What’s the narrative? That question, so fundamental to any novel, may not sound as relevant when applied to mathematics. Take, for example, the topic of factors: 1, 2, 4, and 8 are factors of eight; 3, 5, and 7 are not. Where is the inherent drama in these relationships? In most elementary mathematics curricula, there is nothing remotely exciting or theatrical about factoring.

Not long ago, Keith Devlin, the “math guy” for NPR, proclaimed that You Can Count on Monsters by Richard Schwartz to be “one of the most amazing math books for kids” he had ever seen. At its core, Schwartz’s book is about factors and primes. Oh, and monsters, too.

Schwartz draws charming geometrical monsters for each number between 1 and 100. Each prime monster relates in some way to its numerical value. Three, for example, is represented by a triangle monster whose face, eyes, and mouth are all triangles. Five is a smiling five-pointed star.

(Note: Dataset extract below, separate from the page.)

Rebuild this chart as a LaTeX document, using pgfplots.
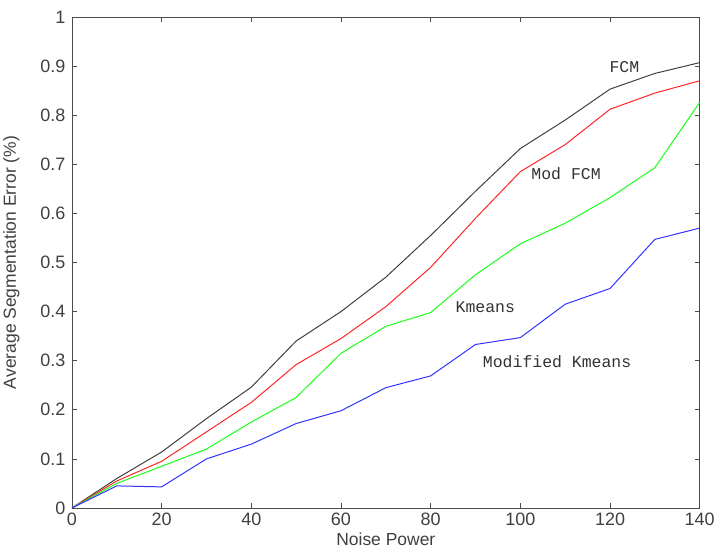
\documentclass[border=0pt]{standalone}
\usepackage{fontspec}
\setmainfont{Liberation Sans}
\newfontfamily\labelfont{Liberation Mono}
\usepackage{pgfplots}
\pgfplotsset{compat=1.18}

\begin{document}
\begin{tikzpicture}
\begin{axis}[
    width=629pt, height=492pt,
    scale only axis,
    xmin=0, xmax=140, ymin=0, ymax=1,
    xtick={0,20,...,140},
    ytick={0,0.1,...,1},
    yticklabel style={/pgf/number format/fixed},
    /pgf/number format/assume math mode=true,
    tick label style={font=\fontsize{18}{20}\selectfont, text=black!75},
    label style={font=\fontsize{17.5}{20}\selectfont, text=black!75},
    xlabel={Noise Power},
    ylabel={Average Segmentation Error (\%)},
    xlabel style={yshift=-1pt},
    ylabel style={yshift=14pt},
    tick align=inside,
    major tick length=5pt,
    axis line style={black!70, line width=0.8pt},
    every tick/.style={black!70, line width=0.6pt},
    xticklabel style={yshift=-1pt},
    yticklabel style={xshift=-3pt},
  ]
  \addplot[black!75, line width=1pt] coordinates {
    (0,0) (10,0.06) (20,0.114) (30,0.182) (40,0.246) (50,0.34) (60,0.40)
    (70,0.47) (80,0.555) (90,0.645) (100,0.732) (110,0.79) (120,0.853)
    (130,0.885) (140,0.907)
  };
  \addplot[red!85, line width=1pt] coordinates {
    (0,0) (10,0.055) (20,0.095) (30,0.155) (40,0.215) (50,0.292) (60,0.345)
    (70,0.41) (80,0.49) (90,0.59) (100,0.685) (110,0.74) (120,0.812)
    (130,0.845) (140,0.87)
  };
  \addplot[green!90, line width=1pt] coordinates {
    (0,0) (10,0.05) (20,0.085) (30,0.12) (40,0.175) (50,0.225) (60,0.315)
    (70,0.37) (80,0.398) (90,0.475) (100,0.538) (110,0.58) (120,0.632)
    (130,0.693) (140,0.826)
  };
  \addplot[blue!80, line width=1pt] coordinates {
    (0,0) (10,0.045) (20,0.043) (30,0.10) (40,0.13) (50,0.172) (60,0.198)
    (70,0.245) (80,0.269) (90,0.333) (100,0.347) (110,0.415) (120,0.447)
    (130,0.547) (140,0.57)
  };
  \node[font=\labelfont\fontsize{16.5}{18}\selectfont, text=black!80] at (axis cs:123.2,0.898) {FCM};
  \node[font=\labelfont\fontsize{16.5}{18}\selectfont, text=black!80] at (axis cs:110.2,0.68) {Mod FCM};
  \node[font=\labelfont\fontsize{16.5}{18}\selectfont, text=black!80] at (axis cs:92.2,0.408) {Kmeans};
  \node[font=\labelfont\fontsize{16.5}{18}\selectfont, text=black!80] at (axis cs:108.2,0.298) {Modified Kmeans};
\end{axis}
% a little empty room above the axis, as in the reference
\path ([yshift=17pt]current axis.north);
\end{tikzpicture}
\end{document}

The composite monsters are more complex. They incorporate elements of those prime monsters that are their factors. So 15, whose prime factors are 3 and 5, is composed of both the triangle and star monster. The book’s progression of 100 monsters offers an engaging narrative arc by embedding the concepts of factoring, primes, and composites into the challenge of analyzing each illustration of a monster to see how it was assembled.

When I saw Schwartz’s book, I began to wonder whether there was a different narrative about factors to be told, one that would involve animation and Sketchpad. I soon settled on a plotline focused on dance. What if a number’s dance partners were its factors? A number like 24 would be incredibly popular, with dancing mates aplenty. But pity those poor primes! Aside from themselves, only 1 would consent to be their partner.

With this narrative in mind, I set to work on a Sketchpad model. You can download the activity from our Dynamic Number website and watch a video to see how the Sketchpad model works. The number in the big green circle (currently 12) is the number to be factored. It can be assigned any value from 1 to 36. When students press a Dance button, all the factors of 12 (1, 2, 3, 4, 6, and 12) drift onto the dance floor and revolve around it in a circle.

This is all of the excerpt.